In recent weeks, I was particularly struck by a Collect of the Lenten Season (Wednesday of the Fourth Week), which somehow seems to summarize these reflections. I shall share it with you so that we can make it our prayer and way of life:

“O God, who reward the merits of the just
and offer pardon to sinners who do penance,
have mercy, we pray, on those who call upon you,
that the admission of our guilt may serve to obtain your pardon for our sins”.

Amen.

And I would like to end with two anecdotes of two great confessors, both in Buenos Aires. One, a Sacramentine Father who had had important duties in his congregation; he served as Provincial, but he always found time to go to the confessional.
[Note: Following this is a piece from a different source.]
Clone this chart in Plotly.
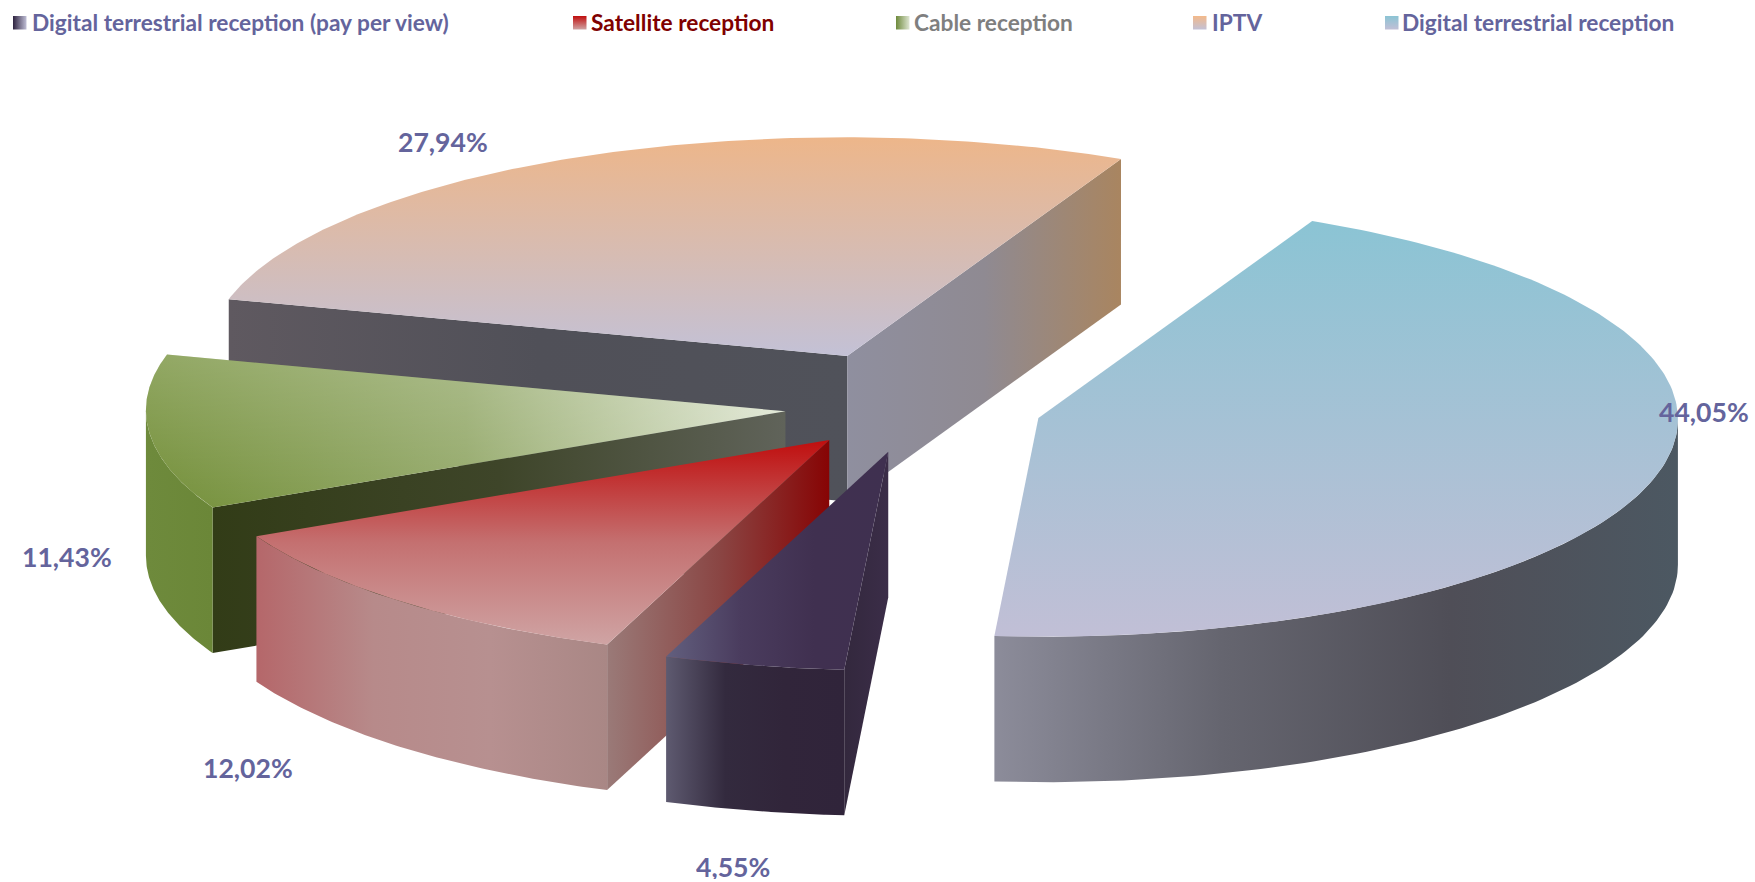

I do not know how many, but the majority of the priests of Buenos Aires went to confession with him. Even when Saint John Paul ii was in Buenos Aires and asked for a confessor, they called him from the Nunciature. He was a man who gave one the courage to go on. I experienced this because I confessed to him when I was Provincial, in order not to do so with my Jesuit director.... When he began: “good, fine, that’s good”; and he encouraged you: “Go on, go ahead!”. How kind he was. He died at the age of 94 and served as confessor up to a year earlier, and when he wasn’t in the confessional, you rang the bell and he would come down. And one day, I was vicar general and I left my room, to where there was a fax machine — I did this early every morning to see the urgent news —, it was Easter Sunday and there was a fax: “Yesterday, half an hour before the Easter Vigil, Father Aristi” — as he was called — “passed away...”. I went to the priests’ retirement home to have Easter lunch with them and on the way back I went to the church that was in the city centre, where the funeral vigil was. There was a casket and two elderly ladies praying the rosary. I approached, and there was not one flower, nothing. I thought: but this is the confessor of all of us! This struck me. I have heard how bad death is. I went out and went 200 meters, where there was a flower stand, those that are in the streets; I bought some flowers and I went back. And, while I was putting the flowers by the casket, I saw that in his hands he held a rosary.... The seventh Commandment says, “Do not steal. The rosary stayed there, but as I pretended to fix the flowers I did ‘like so’, and took the cross. And the elderly women were watching, those elderly women. I have carried that cross here with me ever since that moment and I ask him for the grace to be merciful. I carry it with me always. This would have been in the year 1996, more or less. I ask him for this grace. The witness of these men is great.

Then the other case. This man is alive, 92 years old. He is a Capuchin who has a queue of penitents, of all colours, poor, rich, lay people, priests, some bishops, nuns ... everyone, it never ends. He is a great forgiver, but not “indulgent”, a great forgiver, a greatly merciful man. And I knew this; I knew him. Twice, I went to the Sanctuary of Pompeii in Buenos Aires where he heard confession and I greeted him. He is now 92 years old. When he came to me at that time he would have been 85. And he said to me: “I want to talk to you because I have a problem. I have great misgivings: sometimes I think I forgive too much”. And he explained to me: “I must not forgive a person who comes to ask for forgiveness and says that he would like to change, that he will do everything, but he doesn’t know if he will be able to.... Yet I forgive him! And sometimes I feel anxious; I have misgivings...”. And I told him, “What do you do when you feel this misgiving”? And he replied thus: “I go to the chapel, to the chapel inside the convent, in front of the tabernacle, and I sincerely apologize to the Lord: ‘Lord, forgive me, today I have forgiven too much. Forgive me.... But mind you, it was you who set a bad example for me’”. This is how that man prayed.